[start of Dataset entries]

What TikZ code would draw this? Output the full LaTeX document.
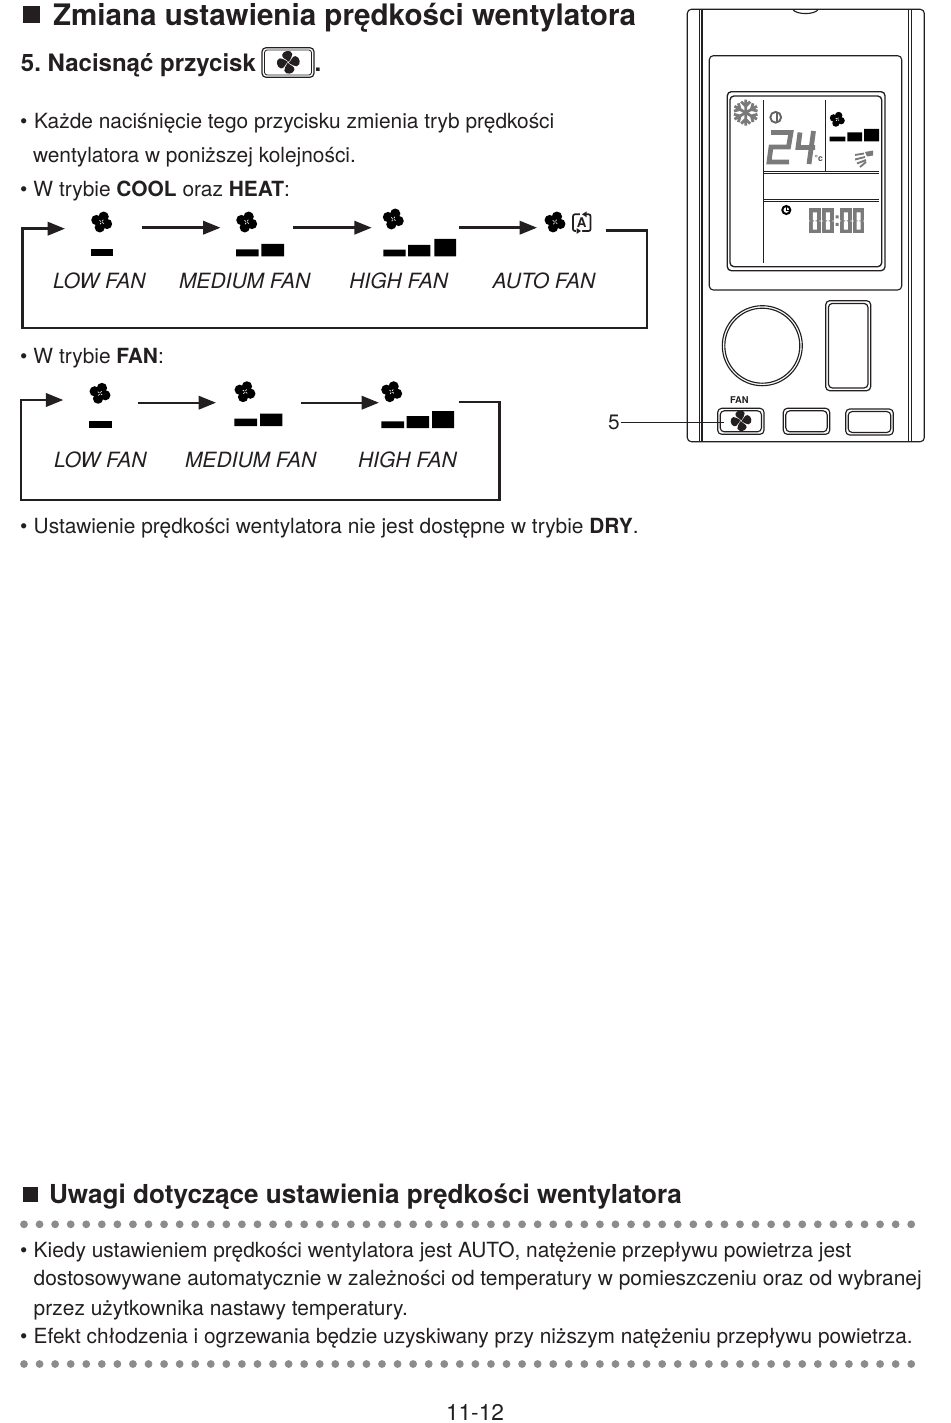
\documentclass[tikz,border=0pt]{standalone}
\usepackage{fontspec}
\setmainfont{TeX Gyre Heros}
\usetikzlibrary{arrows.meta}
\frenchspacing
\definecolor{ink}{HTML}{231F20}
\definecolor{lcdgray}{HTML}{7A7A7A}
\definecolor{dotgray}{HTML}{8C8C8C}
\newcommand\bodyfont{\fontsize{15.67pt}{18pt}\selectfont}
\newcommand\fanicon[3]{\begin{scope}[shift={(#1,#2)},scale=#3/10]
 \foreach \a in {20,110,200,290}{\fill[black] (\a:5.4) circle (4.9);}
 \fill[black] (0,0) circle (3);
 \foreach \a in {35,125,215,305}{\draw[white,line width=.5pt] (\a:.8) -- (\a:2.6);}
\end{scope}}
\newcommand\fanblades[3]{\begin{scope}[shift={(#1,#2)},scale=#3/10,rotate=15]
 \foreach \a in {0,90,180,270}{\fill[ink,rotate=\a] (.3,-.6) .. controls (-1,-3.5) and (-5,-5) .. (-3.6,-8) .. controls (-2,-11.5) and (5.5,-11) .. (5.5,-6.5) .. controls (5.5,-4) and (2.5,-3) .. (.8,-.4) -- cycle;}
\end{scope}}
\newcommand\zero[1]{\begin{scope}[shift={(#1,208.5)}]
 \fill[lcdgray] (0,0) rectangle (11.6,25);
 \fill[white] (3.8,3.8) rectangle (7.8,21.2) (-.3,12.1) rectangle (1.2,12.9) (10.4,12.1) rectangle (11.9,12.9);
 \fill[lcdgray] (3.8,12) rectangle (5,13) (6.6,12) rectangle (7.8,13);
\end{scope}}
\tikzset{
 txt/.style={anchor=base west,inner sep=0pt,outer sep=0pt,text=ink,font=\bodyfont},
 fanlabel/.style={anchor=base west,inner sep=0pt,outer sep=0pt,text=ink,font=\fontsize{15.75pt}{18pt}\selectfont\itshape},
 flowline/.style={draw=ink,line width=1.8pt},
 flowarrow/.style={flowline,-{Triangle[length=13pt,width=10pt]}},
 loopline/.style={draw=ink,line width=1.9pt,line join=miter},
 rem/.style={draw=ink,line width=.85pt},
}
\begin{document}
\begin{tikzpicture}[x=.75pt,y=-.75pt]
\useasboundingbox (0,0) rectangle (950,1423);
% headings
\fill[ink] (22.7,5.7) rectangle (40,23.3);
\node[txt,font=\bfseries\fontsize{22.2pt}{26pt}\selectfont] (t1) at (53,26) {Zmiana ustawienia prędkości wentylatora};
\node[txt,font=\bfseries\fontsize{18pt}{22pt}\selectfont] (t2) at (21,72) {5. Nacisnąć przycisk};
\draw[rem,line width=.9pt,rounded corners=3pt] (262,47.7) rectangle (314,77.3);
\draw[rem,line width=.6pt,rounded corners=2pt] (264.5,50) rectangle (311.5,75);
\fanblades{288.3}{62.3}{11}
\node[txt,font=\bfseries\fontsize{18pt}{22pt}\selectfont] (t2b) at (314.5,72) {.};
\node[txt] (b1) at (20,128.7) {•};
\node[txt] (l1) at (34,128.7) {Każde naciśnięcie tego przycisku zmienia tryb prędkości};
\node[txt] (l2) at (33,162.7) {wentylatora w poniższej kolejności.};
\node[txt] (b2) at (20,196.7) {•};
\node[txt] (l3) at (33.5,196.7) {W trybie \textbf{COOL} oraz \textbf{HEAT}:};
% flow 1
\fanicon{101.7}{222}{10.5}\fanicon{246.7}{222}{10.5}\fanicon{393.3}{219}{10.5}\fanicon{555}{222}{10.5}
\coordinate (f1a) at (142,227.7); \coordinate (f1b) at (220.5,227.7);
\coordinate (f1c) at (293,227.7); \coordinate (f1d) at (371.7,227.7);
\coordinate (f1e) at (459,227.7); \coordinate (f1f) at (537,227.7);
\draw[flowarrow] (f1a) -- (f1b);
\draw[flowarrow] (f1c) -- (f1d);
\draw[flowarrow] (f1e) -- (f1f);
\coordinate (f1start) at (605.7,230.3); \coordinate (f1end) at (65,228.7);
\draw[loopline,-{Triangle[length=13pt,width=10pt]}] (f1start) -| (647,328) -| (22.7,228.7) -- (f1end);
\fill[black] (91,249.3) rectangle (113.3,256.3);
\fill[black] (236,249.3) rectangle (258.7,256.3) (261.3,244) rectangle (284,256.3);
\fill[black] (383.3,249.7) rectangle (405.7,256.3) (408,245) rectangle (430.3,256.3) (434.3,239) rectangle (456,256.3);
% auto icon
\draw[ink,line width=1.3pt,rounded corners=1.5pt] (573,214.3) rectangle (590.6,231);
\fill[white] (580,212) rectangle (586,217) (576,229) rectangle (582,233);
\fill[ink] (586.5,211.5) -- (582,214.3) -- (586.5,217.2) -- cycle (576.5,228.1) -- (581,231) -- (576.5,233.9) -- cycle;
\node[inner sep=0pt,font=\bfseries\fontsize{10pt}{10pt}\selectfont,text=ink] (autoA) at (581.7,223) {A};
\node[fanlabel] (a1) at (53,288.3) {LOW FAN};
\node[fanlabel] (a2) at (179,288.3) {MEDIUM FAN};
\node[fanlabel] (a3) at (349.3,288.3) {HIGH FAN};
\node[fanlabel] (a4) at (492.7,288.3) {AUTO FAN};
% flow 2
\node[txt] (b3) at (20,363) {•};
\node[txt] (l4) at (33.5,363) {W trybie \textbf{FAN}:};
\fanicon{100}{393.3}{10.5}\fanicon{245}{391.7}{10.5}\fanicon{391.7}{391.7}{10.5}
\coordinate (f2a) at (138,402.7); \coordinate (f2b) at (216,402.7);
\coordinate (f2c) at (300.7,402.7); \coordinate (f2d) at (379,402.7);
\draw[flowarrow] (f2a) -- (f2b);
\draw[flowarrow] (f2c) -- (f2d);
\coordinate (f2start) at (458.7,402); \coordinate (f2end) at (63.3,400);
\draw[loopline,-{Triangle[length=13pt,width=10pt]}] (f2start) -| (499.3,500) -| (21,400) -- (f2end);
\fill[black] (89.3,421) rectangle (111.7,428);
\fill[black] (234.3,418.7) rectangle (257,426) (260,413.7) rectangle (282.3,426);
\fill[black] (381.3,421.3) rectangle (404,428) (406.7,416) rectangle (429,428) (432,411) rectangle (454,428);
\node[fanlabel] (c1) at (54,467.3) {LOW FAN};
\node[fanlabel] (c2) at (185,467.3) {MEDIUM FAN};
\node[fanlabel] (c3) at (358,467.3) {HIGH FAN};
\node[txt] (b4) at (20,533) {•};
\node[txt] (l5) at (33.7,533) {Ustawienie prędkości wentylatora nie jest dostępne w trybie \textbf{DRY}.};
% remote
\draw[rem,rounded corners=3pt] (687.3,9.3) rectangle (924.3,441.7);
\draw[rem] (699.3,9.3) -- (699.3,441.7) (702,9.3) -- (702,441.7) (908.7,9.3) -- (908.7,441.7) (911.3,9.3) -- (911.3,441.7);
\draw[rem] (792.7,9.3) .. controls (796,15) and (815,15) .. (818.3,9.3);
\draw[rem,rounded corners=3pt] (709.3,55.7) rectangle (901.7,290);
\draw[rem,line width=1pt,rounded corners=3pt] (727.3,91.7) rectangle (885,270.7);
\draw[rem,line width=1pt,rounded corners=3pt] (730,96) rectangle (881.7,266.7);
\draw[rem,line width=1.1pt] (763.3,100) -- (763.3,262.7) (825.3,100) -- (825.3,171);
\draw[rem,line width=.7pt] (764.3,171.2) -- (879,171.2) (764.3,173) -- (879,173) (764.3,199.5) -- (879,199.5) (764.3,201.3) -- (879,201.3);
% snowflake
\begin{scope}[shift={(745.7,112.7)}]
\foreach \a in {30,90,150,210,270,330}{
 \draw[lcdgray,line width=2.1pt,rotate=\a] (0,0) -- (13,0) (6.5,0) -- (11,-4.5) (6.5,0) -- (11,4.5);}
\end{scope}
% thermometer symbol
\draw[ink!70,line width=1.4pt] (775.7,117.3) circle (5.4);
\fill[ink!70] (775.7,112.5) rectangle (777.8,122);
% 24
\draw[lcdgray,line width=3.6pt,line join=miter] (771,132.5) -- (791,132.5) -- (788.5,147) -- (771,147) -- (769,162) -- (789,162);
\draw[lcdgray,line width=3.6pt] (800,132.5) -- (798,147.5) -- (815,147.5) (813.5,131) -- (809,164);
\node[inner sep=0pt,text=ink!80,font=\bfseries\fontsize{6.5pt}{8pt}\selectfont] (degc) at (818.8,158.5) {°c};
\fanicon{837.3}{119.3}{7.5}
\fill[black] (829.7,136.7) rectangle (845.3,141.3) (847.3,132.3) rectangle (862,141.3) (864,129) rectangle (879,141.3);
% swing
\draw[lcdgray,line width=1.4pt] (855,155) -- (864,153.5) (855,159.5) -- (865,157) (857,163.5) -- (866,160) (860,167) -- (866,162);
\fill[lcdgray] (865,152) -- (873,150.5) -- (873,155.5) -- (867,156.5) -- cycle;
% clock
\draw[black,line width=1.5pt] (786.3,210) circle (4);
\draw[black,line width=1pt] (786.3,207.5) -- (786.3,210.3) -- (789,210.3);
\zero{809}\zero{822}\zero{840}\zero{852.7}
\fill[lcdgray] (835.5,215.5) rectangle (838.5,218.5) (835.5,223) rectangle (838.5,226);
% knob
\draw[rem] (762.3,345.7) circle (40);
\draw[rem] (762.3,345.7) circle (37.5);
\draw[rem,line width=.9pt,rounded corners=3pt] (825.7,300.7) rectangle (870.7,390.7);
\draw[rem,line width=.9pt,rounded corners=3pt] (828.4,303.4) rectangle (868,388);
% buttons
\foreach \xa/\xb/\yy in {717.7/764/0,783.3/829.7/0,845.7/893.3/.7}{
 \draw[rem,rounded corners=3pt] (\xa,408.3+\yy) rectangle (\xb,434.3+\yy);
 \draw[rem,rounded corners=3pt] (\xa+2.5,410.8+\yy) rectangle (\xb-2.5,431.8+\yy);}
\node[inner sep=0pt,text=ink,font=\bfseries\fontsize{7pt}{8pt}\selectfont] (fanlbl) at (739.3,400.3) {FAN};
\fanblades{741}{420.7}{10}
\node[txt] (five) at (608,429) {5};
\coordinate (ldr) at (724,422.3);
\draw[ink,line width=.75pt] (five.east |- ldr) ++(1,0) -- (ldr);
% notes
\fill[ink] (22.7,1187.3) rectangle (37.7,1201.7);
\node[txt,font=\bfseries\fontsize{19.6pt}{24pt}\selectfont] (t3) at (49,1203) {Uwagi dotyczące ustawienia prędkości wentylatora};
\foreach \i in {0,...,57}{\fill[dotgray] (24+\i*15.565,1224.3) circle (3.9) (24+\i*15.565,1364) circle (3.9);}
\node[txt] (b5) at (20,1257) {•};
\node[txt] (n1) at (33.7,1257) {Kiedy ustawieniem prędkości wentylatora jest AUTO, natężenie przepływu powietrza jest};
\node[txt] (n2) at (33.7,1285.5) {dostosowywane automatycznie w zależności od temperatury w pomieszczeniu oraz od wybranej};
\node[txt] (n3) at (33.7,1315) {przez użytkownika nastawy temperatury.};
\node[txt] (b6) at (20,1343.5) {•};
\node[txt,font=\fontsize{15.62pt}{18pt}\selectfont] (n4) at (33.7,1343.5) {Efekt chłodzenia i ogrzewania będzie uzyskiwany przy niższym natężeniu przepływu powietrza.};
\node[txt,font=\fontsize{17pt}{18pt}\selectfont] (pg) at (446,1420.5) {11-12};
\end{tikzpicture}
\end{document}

[end of Dataset entries]
[start of Dataset entries]

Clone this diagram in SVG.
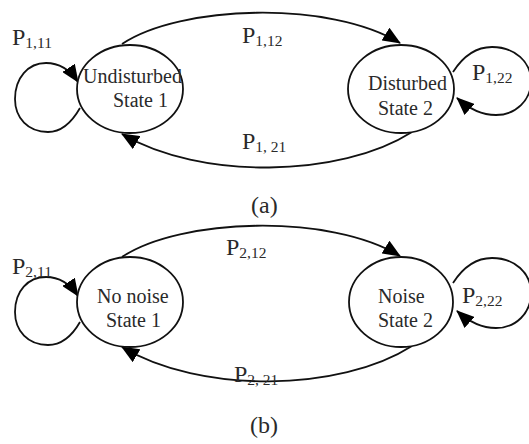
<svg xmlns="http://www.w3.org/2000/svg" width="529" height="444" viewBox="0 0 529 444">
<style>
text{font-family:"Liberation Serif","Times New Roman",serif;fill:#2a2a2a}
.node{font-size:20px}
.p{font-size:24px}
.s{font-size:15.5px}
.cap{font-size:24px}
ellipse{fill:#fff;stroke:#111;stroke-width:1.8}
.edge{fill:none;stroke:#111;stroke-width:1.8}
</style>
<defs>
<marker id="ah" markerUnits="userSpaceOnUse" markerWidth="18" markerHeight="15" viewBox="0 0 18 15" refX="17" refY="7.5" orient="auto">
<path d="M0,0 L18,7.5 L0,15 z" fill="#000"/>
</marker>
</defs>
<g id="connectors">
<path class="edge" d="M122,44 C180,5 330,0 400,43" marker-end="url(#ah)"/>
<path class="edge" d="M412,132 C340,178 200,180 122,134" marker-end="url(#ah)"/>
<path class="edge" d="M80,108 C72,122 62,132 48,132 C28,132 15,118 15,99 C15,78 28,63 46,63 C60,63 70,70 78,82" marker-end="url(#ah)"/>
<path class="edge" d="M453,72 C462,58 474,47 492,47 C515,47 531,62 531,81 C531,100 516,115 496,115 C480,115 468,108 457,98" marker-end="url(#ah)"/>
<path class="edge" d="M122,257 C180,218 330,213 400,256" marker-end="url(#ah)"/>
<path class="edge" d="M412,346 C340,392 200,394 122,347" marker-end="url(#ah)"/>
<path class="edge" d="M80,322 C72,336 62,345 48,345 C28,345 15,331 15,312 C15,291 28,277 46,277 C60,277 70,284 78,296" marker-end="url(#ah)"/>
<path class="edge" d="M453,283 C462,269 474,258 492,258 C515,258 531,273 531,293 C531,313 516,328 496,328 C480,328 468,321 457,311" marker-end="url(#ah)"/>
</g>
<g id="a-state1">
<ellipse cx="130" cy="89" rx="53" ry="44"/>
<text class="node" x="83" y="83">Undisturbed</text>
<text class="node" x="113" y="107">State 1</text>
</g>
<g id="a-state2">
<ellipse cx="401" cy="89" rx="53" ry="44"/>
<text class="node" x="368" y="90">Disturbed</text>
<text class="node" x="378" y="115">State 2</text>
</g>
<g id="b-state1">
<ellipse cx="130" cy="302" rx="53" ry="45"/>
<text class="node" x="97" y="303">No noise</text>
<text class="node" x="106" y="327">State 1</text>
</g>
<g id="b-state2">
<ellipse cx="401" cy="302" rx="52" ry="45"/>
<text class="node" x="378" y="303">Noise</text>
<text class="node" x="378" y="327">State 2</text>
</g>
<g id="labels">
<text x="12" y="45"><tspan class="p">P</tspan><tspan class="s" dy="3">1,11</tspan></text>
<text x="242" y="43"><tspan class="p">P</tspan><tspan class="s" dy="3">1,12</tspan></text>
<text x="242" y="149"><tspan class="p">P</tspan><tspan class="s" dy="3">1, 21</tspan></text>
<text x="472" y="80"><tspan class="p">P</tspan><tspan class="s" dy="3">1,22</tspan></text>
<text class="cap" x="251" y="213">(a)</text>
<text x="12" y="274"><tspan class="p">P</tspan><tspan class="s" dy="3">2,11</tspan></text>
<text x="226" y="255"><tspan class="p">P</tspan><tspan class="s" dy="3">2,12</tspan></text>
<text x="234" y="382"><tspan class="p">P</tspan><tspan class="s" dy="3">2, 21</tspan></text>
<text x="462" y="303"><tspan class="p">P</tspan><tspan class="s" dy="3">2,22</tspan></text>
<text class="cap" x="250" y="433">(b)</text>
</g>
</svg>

[end of Dataset entries]
[start of Dataset entries]

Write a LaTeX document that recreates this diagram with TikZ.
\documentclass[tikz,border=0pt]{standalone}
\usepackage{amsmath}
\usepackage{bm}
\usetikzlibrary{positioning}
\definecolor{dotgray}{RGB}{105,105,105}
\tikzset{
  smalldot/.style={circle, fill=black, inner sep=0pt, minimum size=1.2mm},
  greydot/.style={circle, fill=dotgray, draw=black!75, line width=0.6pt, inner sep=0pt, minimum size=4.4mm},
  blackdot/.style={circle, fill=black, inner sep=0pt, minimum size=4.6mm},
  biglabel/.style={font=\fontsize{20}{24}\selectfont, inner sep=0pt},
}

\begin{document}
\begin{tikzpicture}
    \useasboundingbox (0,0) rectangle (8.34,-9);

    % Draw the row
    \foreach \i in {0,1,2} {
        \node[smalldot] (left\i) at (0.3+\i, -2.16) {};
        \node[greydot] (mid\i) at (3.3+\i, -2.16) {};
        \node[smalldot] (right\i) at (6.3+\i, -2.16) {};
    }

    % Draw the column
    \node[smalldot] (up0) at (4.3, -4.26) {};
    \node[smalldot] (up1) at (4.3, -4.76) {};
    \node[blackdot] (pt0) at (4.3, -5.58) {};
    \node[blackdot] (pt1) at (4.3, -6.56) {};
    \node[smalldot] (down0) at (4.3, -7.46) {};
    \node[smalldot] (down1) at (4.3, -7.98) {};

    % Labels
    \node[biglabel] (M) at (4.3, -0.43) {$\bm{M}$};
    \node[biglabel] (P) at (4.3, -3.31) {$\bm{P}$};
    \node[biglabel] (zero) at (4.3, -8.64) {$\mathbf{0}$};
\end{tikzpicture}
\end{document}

[end of Dataset entries]

Pull out every line above that holds the word "this".

What TikZ code would draw this? Output the full LaTeX document.
Clone this diagram in SVG.
Write a LaTeX document that recreates this diagram with TikZ.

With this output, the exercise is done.